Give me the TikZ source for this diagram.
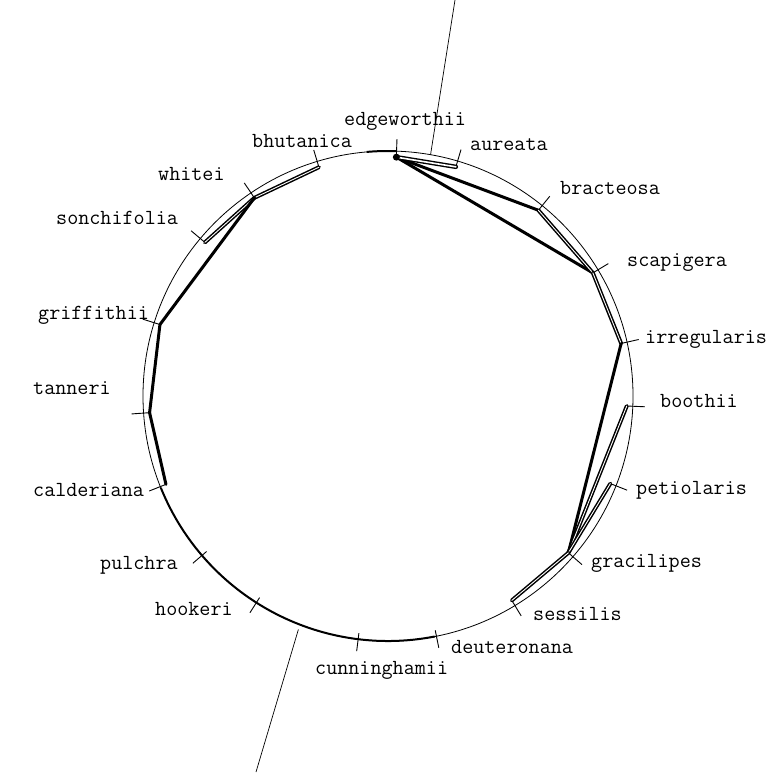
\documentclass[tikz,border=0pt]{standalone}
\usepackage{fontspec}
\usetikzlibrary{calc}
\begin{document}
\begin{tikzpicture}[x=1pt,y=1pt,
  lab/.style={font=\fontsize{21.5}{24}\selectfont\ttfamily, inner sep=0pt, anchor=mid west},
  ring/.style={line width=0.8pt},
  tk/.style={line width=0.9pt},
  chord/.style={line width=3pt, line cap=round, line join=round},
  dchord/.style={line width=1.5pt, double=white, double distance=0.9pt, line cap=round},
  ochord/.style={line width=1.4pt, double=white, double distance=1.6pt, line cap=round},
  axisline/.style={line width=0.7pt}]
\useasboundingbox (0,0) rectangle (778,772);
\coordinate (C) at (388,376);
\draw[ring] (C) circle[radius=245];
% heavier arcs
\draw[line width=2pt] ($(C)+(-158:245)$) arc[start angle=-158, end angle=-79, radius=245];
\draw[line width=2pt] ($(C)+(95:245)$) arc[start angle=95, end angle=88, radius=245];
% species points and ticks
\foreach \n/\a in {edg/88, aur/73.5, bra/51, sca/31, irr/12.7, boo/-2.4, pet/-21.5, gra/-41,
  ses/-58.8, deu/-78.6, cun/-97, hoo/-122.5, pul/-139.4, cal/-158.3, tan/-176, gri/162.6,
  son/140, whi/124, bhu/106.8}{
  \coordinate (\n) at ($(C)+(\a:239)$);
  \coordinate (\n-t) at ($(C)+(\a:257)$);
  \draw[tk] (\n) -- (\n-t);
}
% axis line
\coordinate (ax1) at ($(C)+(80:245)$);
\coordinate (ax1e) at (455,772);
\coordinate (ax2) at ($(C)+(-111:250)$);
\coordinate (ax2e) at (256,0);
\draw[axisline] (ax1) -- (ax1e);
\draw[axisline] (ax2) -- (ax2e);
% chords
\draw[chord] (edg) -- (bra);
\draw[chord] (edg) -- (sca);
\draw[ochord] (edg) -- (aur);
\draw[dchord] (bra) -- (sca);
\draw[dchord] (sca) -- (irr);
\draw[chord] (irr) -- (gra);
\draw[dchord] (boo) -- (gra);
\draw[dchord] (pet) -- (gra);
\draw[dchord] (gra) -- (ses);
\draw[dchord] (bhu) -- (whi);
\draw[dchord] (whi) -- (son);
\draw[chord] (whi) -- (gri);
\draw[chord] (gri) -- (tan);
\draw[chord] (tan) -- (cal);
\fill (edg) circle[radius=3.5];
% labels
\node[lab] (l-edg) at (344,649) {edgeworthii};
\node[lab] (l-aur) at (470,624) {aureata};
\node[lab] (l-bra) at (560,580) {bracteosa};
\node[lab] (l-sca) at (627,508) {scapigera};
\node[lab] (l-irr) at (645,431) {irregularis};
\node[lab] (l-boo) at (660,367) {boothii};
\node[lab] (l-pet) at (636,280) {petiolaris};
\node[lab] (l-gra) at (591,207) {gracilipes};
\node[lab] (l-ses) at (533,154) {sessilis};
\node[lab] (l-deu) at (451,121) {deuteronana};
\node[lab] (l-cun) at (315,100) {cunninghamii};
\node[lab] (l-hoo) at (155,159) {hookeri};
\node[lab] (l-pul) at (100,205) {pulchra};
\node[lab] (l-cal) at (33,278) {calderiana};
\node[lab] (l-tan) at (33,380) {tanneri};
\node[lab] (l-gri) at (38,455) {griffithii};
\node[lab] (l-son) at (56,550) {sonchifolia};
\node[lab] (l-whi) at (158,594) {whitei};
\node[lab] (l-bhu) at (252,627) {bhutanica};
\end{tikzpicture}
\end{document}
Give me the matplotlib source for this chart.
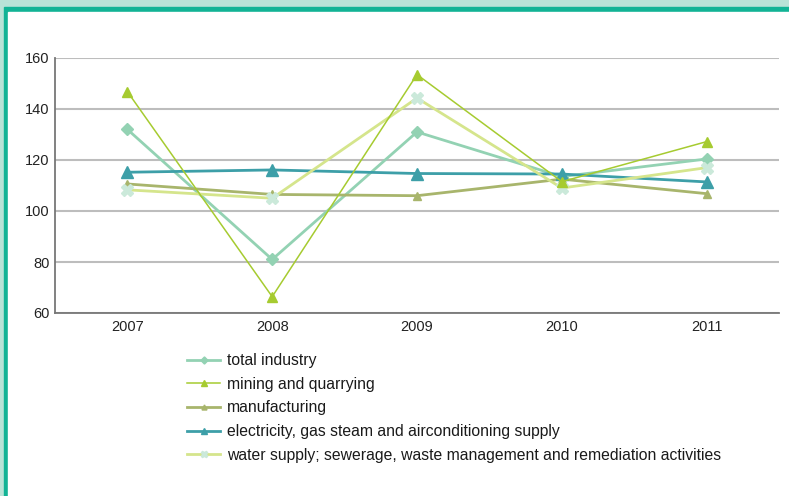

☆ ☆ ☆ ☆

### Task description
Set every line down exactly as written, leaving each picture out.

### Reply
Give me the TikZ source for this diagram.
\documentclass[tikz,border=0pt]{standalone}
\usepackage{fontspec}
\usetikzlibrary{calc}
\begin{document}
\begin{tikzpicture}[x=1pt,y=1pt,
  lab/.style={font=\fontsize{21.5}{24}\selectfont\ttfamily, inner sep=0pt, anchor=mid west},
  ring/.style={line width=0.8pt},
  tk/.style={line width=0.9pt},
  chord/.style={line width=3pt, line cap=round, line join=round},
  dchord/.style={line width=1.5pt, double=white, double distance=0.9pt, line cap=round},
  ochord/.style={line width=1.4pt, double=white, double distance=1.6pt, line cap=round},
  axisline/.style={line width=0.7pt}]
\useasboundingbox (0,0) rectangle (778,772);
\coordinate (C) at (388,376);
\draw[ring] (C) circle[radius=245];
% heavier arcs
\draw[line width=2pt] ($(C)+(-158:245)$) arc[start angle=-158, end angle=-79, radius=245];
\draw[line width=2pt] ($(C)+(95:245)$) arc[start angle=95, end angle=88, radius=245];
% species points and ticks
\foreach \n/\a in {edg/88, aur/73.5, bra/51, sca/31, irr/12.7, boo/-2.4, pet/-21.5, gra/-41,
  ses/-58.8, deu/-78.6, cun/-97, hoo/-122.5, pul/-139.4, cal/-158.3, tan/-176, gri/162.6,
  son/140, whi/124, bhu/106.8}{
  \coordinate (\n) at ($(C)+(\a:239)$);
  \coordinate (\n-t) at ($(C)+(\a:257)$);
  \draw[tk] (\n) -- (\n-t);
}
% axis line
\coordinate (ax1) at ($(C)+(80:245)$);
\coordinate (ax1e) at (455,772);
\coordinate (ax2) at ($(C)+(-111:250)$);
\coordinate (ax2e) at (256,0);
\draw[axisline] (ax1) -- (ax1e);
\draw[axisline] (ax2) -- (ax2e);
% chords
\draw[chord] (edg) -- (bra);
\draw[chord] (edg) -- (sca);
\draw[ochord] (edg) -- (aur);
\draw[dchord] (bra) -- (sca);
\draw[dchord] (sca) -- (irr);
\draw[chord] (irr) -- (gra);
\draw[dchord] (boo) -- (gra);
\draw[dchord] (pet) -- (gra);
\draw[dchord] (gra) -- (ses);
\draw[dchord] (bhu) -- (whi);
\draw[dchord] (whi) -- (son);
\draw[chord] (whi) -- (gri);
\draw[chord] (gri) -- (tan);
\draw[chord] (tan) -- (cal);
\fill (edg) circle[radius=3.5];
% labels
\node[lab] (l-edg) at (344,649) {edgeworthii};
\node[lab] (l-aur) at (470,624) {aureata};
\node[lab] (l-bra) at (560,580) {bracteosa};
\node[lab] (l-sca) at (627,508) {scapigera};
\node[lab] (l-irr) at (645,431) {irregularis};
\node[lab] (l-boo) at (660,367) {boothii};
\node[lab] (l-pet) at (636,280) {petiolaris};
\node[lab] (l-gra) at (591,207) {gracilipes};
\node[lab] (l-ses) at (533,154) {sessilis};
\node[lab] (l-deu) at (451,121) {deuteronana};
\node[lab] (l-cun) at (315,100) {cunninghamii};
\node[lab] (l-hoo) at (155,159) {hookeri};
\node[lab] (l-pul) at (100,205) {pulchra};
\node[lab] (l-cal) at (33,278) {calderiana};
\node[lab] (l-tan) at (33,380) {tanneri};
\node[lab] (l-gri) at (38,455) {griffithii};
\node[lab] (l-son) at (56,550) {sonchifolia};
\node[lab] (l-whi) at (158,594) {whitei};
\node[lab] (l-bhu) at (252,627) {bhutanica};
\end{tikzpicture}
\end{document}
Give me the matplotlib source for this chart.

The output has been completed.